Herb Brioche Crumbs Two Ways

September 10, 2012 § 3 Comments

The first recipe I want to share using my herb brioche crumbs is really fast and easy. It is a cabbage salad that is quite a tasty side with a rich dish such as roast lamb or cold cut meats and cheese. I have been lucky over the last few months to have a constant supply of fantastic locally grown cabbage from one of my favourite farmers at the markets Chris Pillidge.

Brioche Crumbed Cabbage Salad

Ingredients

2 Cups of finely shredded cabbage

1/2 cup of herb brioche crumbs

3 tbs lemon juice

1 pinch of sea salt

1/4 cup of candied hazelnuts *

Black pepper

Method

Place the cabbage in a bowl and toss with lemon juice and salt then the bread crumbs. Toss the nuts through and season with pepper just before serving.

* candied hazelnuts can be made by making a sugar syrup (combine 150g sugar and 150g water then boil until the sugar dissolves) coat 250g of nuts in the syrup place on a tray in a 180 degree celsius oven until dry and toasty (about 10min). They keep well in an airtight container for several weeks.
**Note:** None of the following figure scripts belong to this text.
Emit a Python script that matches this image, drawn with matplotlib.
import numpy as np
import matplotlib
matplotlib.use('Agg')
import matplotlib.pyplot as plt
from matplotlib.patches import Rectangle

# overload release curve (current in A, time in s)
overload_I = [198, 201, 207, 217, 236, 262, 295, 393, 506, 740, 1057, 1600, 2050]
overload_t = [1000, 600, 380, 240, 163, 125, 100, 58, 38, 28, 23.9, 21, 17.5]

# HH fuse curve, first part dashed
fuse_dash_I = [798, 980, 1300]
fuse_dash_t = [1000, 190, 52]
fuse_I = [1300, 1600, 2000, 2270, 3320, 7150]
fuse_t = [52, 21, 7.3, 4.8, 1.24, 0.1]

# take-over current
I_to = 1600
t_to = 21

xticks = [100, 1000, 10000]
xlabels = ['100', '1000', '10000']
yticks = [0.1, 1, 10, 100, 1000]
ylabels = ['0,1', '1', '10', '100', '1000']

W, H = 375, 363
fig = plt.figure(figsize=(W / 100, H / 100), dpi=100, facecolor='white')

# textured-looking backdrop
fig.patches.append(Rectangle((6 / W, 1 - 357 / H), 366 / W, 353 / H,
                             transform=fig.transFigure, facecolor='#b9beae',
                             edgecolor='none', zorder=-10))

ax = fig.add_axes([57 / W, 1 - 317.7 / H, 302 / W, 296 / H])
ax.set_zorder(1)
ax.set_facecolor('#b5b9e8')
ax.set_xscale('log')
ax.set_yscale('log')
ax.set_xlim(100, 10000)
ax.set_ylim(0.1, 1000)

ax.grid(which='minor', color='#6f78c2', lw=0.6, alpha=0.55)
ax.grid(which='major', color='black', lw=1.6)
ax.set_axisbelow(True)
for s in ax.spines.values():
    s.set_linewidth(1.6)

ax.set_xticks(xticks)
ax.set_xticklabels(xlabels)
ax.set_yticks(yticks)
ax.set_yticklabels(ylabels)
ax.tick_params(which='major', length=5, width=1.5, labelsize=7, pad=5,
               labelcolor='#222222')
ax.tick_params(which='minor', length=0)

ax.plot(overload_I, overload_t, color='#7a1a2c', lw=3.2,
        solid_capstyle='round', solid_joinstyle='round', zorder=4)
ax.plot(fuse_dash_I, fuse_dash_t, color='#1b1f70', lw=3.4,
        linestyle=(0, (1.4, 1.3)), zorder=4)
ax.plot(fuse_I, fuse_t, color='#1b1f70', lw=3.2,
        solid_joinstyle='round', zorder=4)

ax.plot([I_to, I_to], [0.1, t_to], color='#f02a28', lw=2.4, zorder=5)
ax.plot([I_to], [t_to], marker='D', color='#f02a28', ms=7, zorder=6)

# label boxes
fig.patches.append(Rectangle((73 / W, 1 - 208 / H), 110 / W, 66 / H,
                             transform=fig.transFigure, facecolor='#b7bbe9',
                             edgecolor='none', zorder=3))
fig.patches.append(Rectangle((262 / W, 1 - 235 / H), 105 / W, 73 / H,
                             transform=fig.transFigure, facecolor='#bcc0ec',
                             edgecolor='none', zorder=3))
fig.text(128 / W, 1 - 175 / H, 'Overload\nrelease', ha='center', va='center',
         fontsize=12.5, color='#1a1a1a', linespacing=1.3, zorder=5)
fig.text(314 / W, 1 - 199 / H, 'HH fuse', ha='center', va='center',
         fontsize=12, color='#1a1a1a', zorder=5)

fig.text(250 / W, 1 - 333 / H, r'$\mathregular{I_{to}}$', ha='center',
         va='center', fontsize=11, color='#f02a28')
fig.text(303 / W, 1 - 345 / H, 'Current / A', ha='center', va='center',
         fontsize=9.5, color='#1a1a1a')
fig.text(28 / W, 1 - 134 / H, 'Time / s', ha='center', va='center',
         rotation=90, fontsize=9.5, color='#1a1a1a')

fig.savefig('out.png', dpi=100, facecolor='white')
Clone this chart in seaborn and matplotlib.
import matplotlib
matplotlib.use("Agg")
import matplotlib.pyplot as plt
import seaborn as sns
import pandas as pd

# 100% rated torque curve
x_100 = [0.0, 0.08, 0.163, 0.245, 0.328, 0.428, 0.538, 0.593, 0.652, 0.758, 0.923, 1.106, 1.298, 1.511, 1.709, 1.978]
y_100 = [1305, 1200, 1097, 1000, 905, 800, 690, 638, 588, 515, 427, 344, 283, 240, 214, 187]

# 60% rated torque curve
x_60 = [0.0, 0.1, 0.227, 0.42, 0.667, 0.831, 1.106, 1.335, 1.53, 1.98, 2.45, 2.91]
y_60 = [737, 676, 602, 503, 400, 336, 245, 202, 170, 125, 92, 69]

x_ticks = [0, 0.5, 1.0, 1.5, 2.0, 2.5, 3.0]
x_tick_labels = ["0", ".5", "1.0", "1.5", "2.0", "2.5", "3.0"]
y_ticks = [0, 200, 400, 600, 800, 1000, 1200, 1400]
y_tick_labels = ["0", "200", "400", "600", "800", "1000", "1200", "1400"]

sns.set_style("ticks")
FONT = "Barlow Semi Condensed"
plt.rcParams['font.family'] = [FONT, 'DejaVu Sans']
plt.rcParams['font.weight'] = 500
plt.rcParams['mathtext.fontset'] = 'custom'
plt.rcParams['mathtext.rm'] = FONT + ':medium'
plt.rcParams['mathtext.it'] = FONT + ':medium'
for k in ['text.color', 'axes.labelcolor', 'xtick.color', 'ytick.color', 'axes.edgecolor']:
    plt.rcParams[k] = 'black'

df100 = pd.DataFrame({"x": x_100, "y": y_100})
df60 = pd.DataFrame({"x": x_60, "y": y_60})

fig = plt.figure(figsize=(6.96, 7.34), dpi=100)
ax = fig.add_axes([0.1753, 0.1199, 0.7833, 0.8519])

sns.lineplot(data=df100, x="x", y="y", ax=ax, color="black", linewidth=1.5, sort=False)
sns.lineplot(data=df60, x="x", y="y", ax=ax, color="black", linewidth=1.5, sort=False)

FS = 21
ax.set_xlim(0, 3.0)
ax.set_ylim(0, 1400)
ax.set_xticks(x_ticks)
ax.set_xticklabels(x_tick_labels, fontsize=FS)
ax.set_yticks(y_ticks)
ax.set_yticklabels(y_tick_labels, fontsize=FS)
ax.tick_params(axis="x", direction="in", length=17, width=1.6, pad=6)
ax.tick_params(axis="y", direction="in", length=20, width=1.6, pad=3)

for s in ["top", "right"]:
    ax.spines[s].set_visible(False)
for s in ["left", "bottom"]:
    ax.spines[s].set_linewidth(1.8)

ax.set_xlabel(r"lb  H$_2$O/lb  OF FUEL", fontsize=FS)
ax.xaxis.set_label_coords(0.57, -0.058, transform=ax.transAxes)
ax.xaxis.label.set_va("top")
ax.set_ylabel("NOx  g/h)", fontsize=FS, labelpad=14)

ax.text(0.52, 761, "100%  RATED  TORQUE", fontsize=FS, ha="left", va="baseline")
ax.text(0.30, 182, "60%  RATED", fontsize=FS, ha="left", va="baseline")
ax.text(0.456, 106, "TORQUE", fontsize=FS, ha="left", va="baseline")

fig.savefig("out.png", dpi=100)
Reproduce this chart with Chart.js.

Brioche Crumbed Fish with Zucchini Salad

 

I used Trevally but use any fresh local fish fillets from your fish monger.

Ingredients

4 fillets of fish (skin on)

1 punnet of cherry tomatoes

6 cloves of organic garlic

1/4 cup of herbed brioche bread crumbs

2 tbs olive oil

salt and pepper

1 lemon

1 zucchini

Method

Place the tomatoes and garlic (skin on) and 1 tbs of oil on a tray in a 150 degree oven for about 10min or until the garlic is soft. Remove the tray from the oven and turn the temperature up to 180 degrees celsius. Rub the fish fillets with the remaining oil and season with salt and cracked pepper, place skin down in the pan on the tomatoes and garlic and top each fillet with herb brioche crumbs. Place in the oven and cook depending on the size of your fillets for about 8-10min. Meanwhile slice the zucchini and season with salt and pepper. When the fish is done place the fillets on the plates and squeeze the garlic out of its skin onto the zucchini and toss through the cherry tomatoes. Serve with lemon wedges.